Leave out the pictures and copy each record below exactly.

Begin

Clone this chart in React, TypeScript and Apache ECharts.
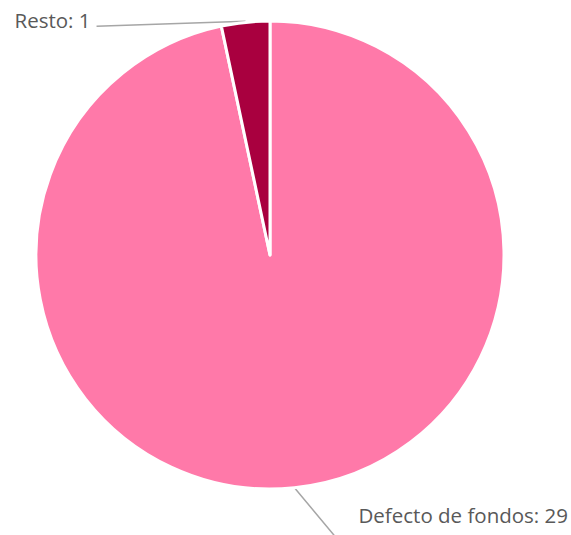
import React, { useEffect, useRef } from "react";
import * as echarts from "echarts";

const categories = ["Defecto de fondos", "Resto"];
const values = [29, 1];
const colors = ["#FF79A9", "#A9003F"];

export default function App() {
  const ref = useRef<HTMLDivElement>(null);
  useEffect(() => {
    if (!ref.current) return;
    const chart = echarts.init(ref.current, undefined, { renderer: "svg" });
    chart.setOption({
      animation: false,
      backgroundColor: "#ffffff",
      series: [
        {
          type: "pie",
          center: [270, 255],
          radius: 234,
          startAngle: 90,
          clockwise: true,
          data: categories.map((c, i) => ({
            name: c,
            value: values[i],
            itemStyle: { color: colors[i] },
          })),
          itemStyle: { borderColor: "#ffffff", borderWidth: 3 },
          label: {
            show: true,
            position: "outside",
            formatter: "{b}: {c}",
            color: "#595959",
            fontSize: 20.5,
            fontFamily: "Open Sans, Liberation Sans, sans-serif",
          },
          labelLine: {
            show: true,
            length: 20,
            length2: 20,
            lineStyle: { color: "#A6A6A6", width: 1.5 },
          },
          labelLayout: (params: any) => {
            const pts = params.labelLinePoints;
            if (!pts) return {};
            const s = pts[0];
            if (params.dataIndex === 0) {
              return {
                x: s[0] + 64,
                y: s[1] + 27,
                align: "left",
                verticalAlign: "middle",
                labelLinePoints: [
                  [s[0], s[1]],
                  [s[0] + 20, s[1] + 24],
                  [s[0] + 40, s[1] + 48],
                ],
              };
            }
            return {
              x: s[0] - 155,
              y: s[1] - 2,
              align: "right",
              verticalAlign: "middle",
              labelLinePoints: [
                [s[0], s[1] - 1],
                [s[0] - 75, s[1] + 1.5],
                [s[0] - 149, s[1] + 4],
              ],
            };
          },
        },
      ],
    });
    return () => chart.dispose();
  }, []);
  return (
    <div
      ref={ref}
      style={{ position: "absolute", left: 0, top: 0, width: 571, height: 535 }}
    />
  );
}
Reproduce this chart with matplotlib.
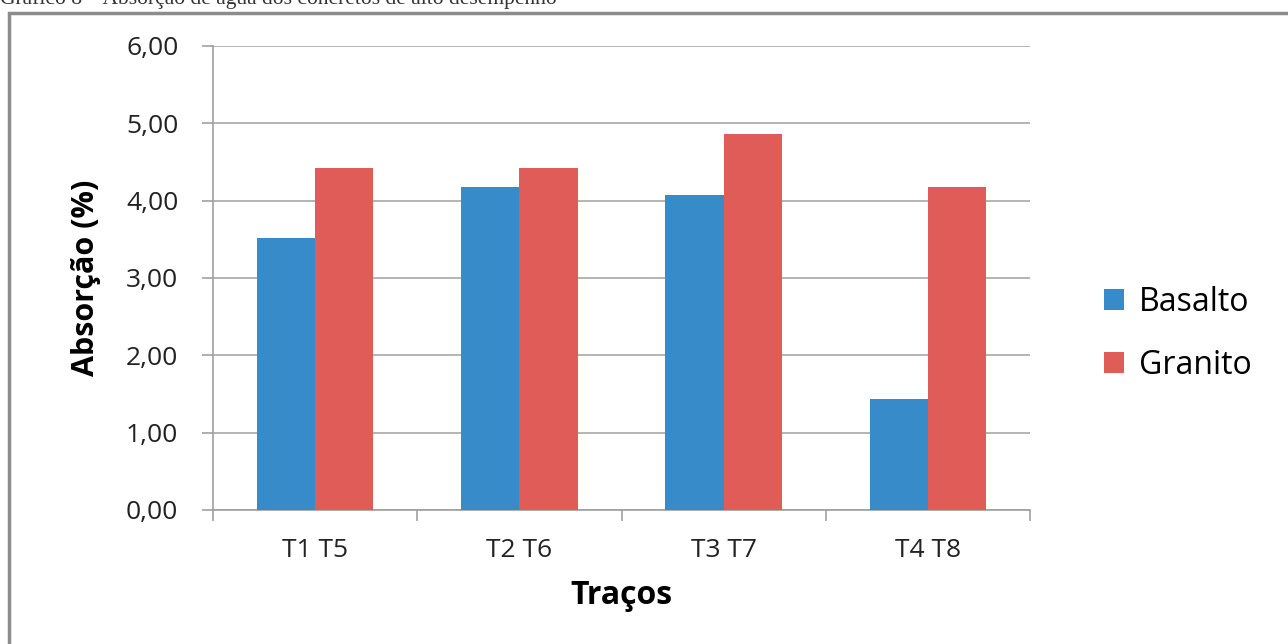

End

#### PROBLEM SOLUTION
Clone this chart in React, TypeScript and Apache ECharts.
import React, { useEffect, useRef } from "react";
import * as echarts from "echarts";

const categories = ["Defecto de fondos", "Resto"];
const values = [29, 1];
const colors = ["#FF79A9", "#A9003F"];

export default function App() {
  const ref = useRef<HTMLDivElement>(null);
  useEffect(() => {
    if (!ref.current) return;
    const chart = echarts.init(ref.current, undefined, { renderer: "svg" });
    chart.setOption({
      animation: false,
      backgroundColor: "#ffffff",
      series: [
        {
          type: "pie",
          center: [270, 255],
          radius: 234,
          startAngle: 90,
          clockwise: true,
          data: categories.map((c, i) => ({
            name: c,
            value: values[i],
            itemStyle: { color: colors[i] },
          })),
          itemStyle: { borderColor: "#ffffff", borderWidth: 3 },
          label: {
            show: true,
            position: "outside",
            formatter: "{b}: {c}",
            color: "#595959",
            fontSize: 20.5,
            fontFamily: "Open Sans, Liberation Sans, sans-serif",
          },
          labelLine: {
            show: true,
            length: 20,
            length2: 20,
            lineStyle: { color: "#A6A6A6", width: 1.5 },
          },
          labelLayout: (params: any) => {
            const pts = params.labelLinePoints;
            if (!pts) return {};
            const s = pts[0];
            if (params.dataIndex === 0) {
              return {
                x: s[0] + 64,
                y: s[1] + 27,
                align: "left",
                verticalAlign: "middle",
                labelLinePoints: [
                  [s[0], s[1]],
                  [s[0] + 20, s[1] + 24],
                  [s[0] + 40, s[1] + 48],
                ],
              };
            }
            return {
              x: s[0] - 155,
              y: s[1] - 2,
              align: "right",
              verticalAlign: "middle",
              labelLinePoints: [
                [s[0], s[1] - 1],
                [s[0] - 75, s[1] + 1.5],
                [s[0] - 149, s[1] + 4],
              ],
            };
          },
        },
      ],
    });
    return () => chart.dispose();
  }, []);
  return (
    <div
      ref={ref}
      style={{ position: "absolute", left: 0, top: 0, width: 571, height: 535 }}
    />
  );
}
Reproduce this chart with matplotlib.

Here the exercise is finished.